Your turn. What did you think of this episode? Are you happy we have The Originals to look forward to? What do you think Katherine’s game is? Was her plan to get the moonstone, then deliver Elena to The Originals herself so she can stop running? Or was Katherine trying to obtain the moonstone and (in some twisted way) keep Elena safe? Why would Katherine need a werewolf if it was the doppelgänger’s blood that was needed for the sacrifice not a wolf’s? Is it still something to do with the spell, or is it because she wants the werewolf to help protect her (or Elena) from The Originals? How did Trevor save Katherine from her fate?
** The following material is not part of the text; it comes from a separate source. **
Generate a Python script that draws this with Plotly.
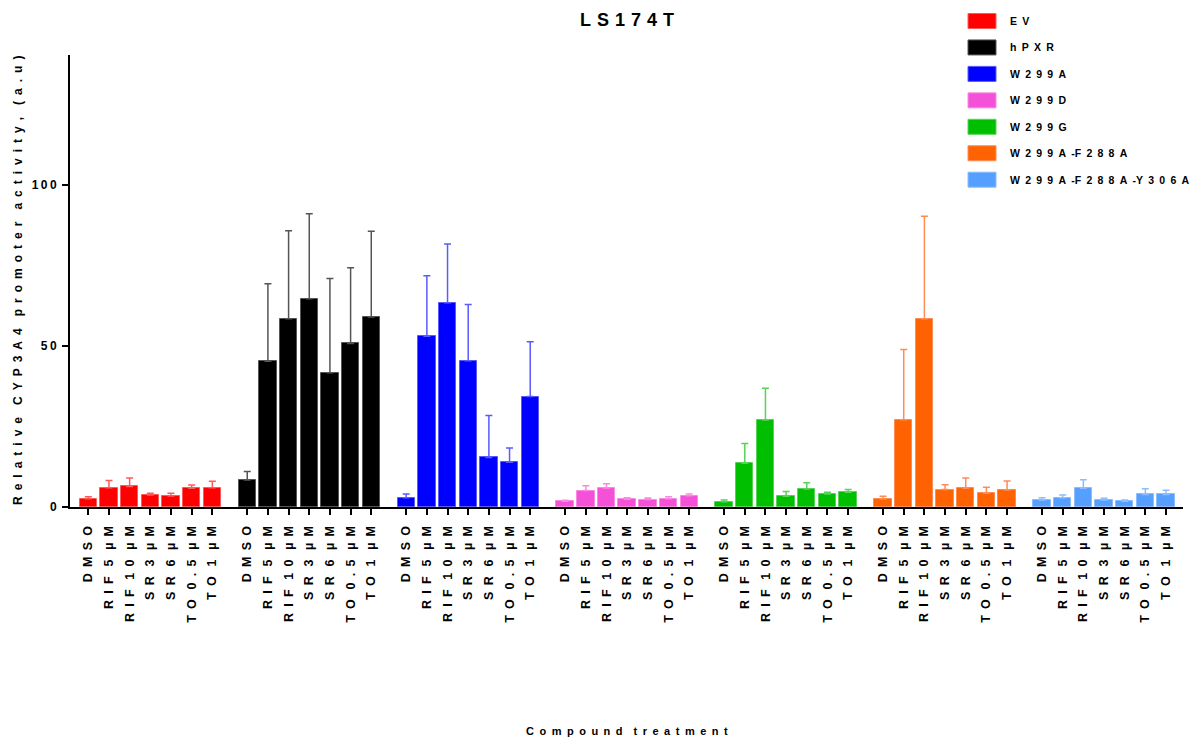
import plotly.graph_objects as go

# ---- data -------------------------------------------------------------
treatments = ["DMSO", "RIF 5 µM", "RIF 10 µM", "SR 3 µM", "SR 6 µM", "TO 0.5 µM", "TO 1 µM"]
constructs = ["EV", "hPXR", "W299A", "W299D", "W299G", "W299A-F288A", "W299A-F288A-Y306A"]

ev_mean = [2.6, 6.0, 6.4, 3.7, 3.4, 5.8, 6.0]
ev_sd = [0.6, 2.2, 2.6, 0.6, 0.9, 1.0, 2.0]
hpxr_mean = [8.4, 45.3, 58.5, 64.7, 41.7, 50.8, 59.0]
hpxr_sd = [2.6, 24.0, 27.3, 26.4, 29.3, 23.5, 26.6]
w299a_mean = [2.9, 53.0, 63.4, 45.4, 15.4, 13.9, 34.3]
w299a_sd = [1.1, 18.8, 18.3, 17.5, 13.0, 4.4, 17.0]
w299d_mean = [1.8, 5.1, 5.9, 2.4, 2.3, 2.6, 3.5]
w299d_sd = [0.3, 1.5, 1.3, 0.5, 0.5, 0.6, 0.5]
w299g_mean = [1.6, 13.6, 27.0, 3.3, 5.6, 4.0, 4.6]
w299g_sd = [0.6, 6.1, 9.9, 1.5, 1.9, 0.6, 0.8]
w299a_f288a_mean = [2.5, 27.1, 58.5, 5.4, 5.8, 4.3, 5.3]
w299a_f288a_sd = [0.8, 21.8, 31.8, 1.5, 3.2, 1.8, 2.8]
w299a_f288a_y306a_mean = [2.2, 2.9, 5.8, 2.2, 1.8, 3.9, 3.9]
w299a_f288a_y306a_sd = [0.7, 0.8, 2.7, 0.5, 0.4, 1.8, 1.3]

y_ticks = [0, 50, 100]

# ---- styling ----------------------------------------------------------
fills = ["#FF0000", "#000000", "#0000FF", "#F550D8", "#00BF00", "#FF6200", "#55A0FF"]
edges = ["#FF5A5A", "#555555", "#5A5AFF", "#F98AE4", "#55D455", "#FF8C55", "#8CBEFF"]

FONT = "Liberation Sans, Arial, sans-serif"
EN = "\u2002"


def spaced(text, gap=EN, word_gap=EN + EN):
    """Wide letter spacing, the way the axis texts are set."""
    return word_gap.join(gap.join(word) for word in text.split(" "))


means = [ev_mean, hpxr_mean, w299a_mean, w299d_mean, w299g_mean,
         w299a_f288a_mean, w299a_f288a_y306a_mean]
sds = [ev_sd, hpxr_sd, w299a_sd, w299d_sd, w299g_sd,
       w299a_f288a_sd, w299a_f288a_y306a_sd]

group_step = 7.69          # slots per construct group (7 bars + gap)
bar_width = 0.84

fig = go.Figure()
tick_pos, tick_txt = [], []
for g, name in enumerate(constructs):
    xs = [g * group_step + i for i in range(len(treatments))]
    tick_pos += xs
    tick_txt += [spaced(t, word_gap=EN + " ") for t in treatments]
    fig.add_trace(go.Bar(
        x=xs, y=means[g], name=name, width=bar_width,
        marker=dict(color=fills[g], line=dict(color=edges[g], width=1)),
        error_y=dict(type="data", array=sds[g], arrayminus=[0] * len(sds[g]),
                     symmetric=False, color=edges[g], thickness=1.5, width=3.5),
        showlegend=False,
    ))

# plot area in pixels
L, R, T, B = 70, 1183, 55, 507
W_PX, H_PX = 1204, 741


def px_x(px):
    return (px - L) / (R - L)


def px_y(py):
    return (B - py) / (B - T)


shapes, annotations = [], []

# legend swatches + labels
for k, name in enumerate(constructs):
    yc = 21 + k * 26.45
    shapes.append(dict(type="rect", xref="paper", yref="paper",
                       x0=px_x(968), x1=px_x(996), y0=px_y(yc + 7.5), y1=px_y(yc - 7.5),
                       fillcolor=fills[k], line=dict(color=edges[k], width=1), layer="above"))
    label = EN.join(name).replace(EN + "-" + EN, EN + "-")
    annotations.append(dict(xref="paper", yref="paper", x=px_x(1008), y=px_y(yc),
                            xanchor="left", yanchor="middle", showarrow=False,
                            text=label, font=dict(family=FONT, size=10.5, color="black", weight="bold")))

# title and axis titles
annotations.append(dict(xref="paper", yref="paper", x=0.5, y=px_y(20), xanchor="center",
                        yanchor="middle", showarrow=False, text=spaced("LS174T", gap="\u2004"),
                        font=dict(family=FONT, size=18, color="black", weight="bold")))
annotations.append(dict(xref="paper", yref="paper", x=0.5, y=px_y(731), xanchor="center",
                        yanchor="middle", showarrow=False, text=spaced("Compound treatment"),
                        font=dict(family=FONT, size=11, color="black", weight="bold")))
annotations.append(dict(xref="paper", yref="paper", x=0, xshift=-52, y=0.5, xanchor="center",
                        yanchor="middle", showarrow=False, textangle=-90,
                        text=spaced("Relative CYP3A4 promoter activity, (a.u)"),
                        font=dict(family=FONT, size=12, color="black", weight="bold")))

x_left = -(88.3 - L) / 20.67
x_right = (R - 88.3) / 20.67

fig.update_layout(
    width=W_PX, height=H_PX,
    margin=dict(l=L, r=W_PX - R, t=T, b=H_PX - B, pad=0),
    paper_bgcolor="white", plot_bgcolor="white",
    font=dict(family=FONT, color="black"),
    bargap=0, barmode="overlay",
    shapes=shapes, annotations=annotations,
    xaxis=dict(range=[x_left, x_right], tickmode="array", tickvals=tick_pos, ticktext=tick_txt,
               tickangle=-90, ticks="outside", ticklen=6, tickwidth=2, tickcolor="black",
               ticklabelstandoff=6,
               showline=True, linewidth=2, linecolor="black", showgrid=False, zeroline=False,
               tickfont=dict(family=FONT, size=12.5, color="black", weight="bold")),
    yaxis=dict(range=[0, (B - T) / 3.22], tickmode="array", tickvals=y_ticks,
               ticktext=[spaced(str(v), gap="\u2009") for v in y_ticks],
               ticks="outside", ticklen=6, tickwidth=2, tickcolor="black",
               ticklabelstandoff=3,
               showline=True, linewidth=2, linecolor="black", showgrid=False, zeroline=False,
               tickfont=dict(family=FONT, size=12, color="black", weight="bold")),
)

fig.write_html("out.html")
Does the sacrifice need to be human, and so he turned her into a vamp? Or was she already a vampire, and he let her go? If Katherine was the first Petrova doppelgänger, does that mean there could, conceivably, be an episode where Nina Dobrev is playing three roles? If so, I’m gonna have to become Doc Jensen here. But I like the expanding world. Elijah already seemed more interesting when he got pissy. And now that Damon is letting Elena go (for now), he’s free to start something with Rose, who’s already admitted she’s a sucker for bad boys. The Salvatore Brothers have had their shirts on way too much recently.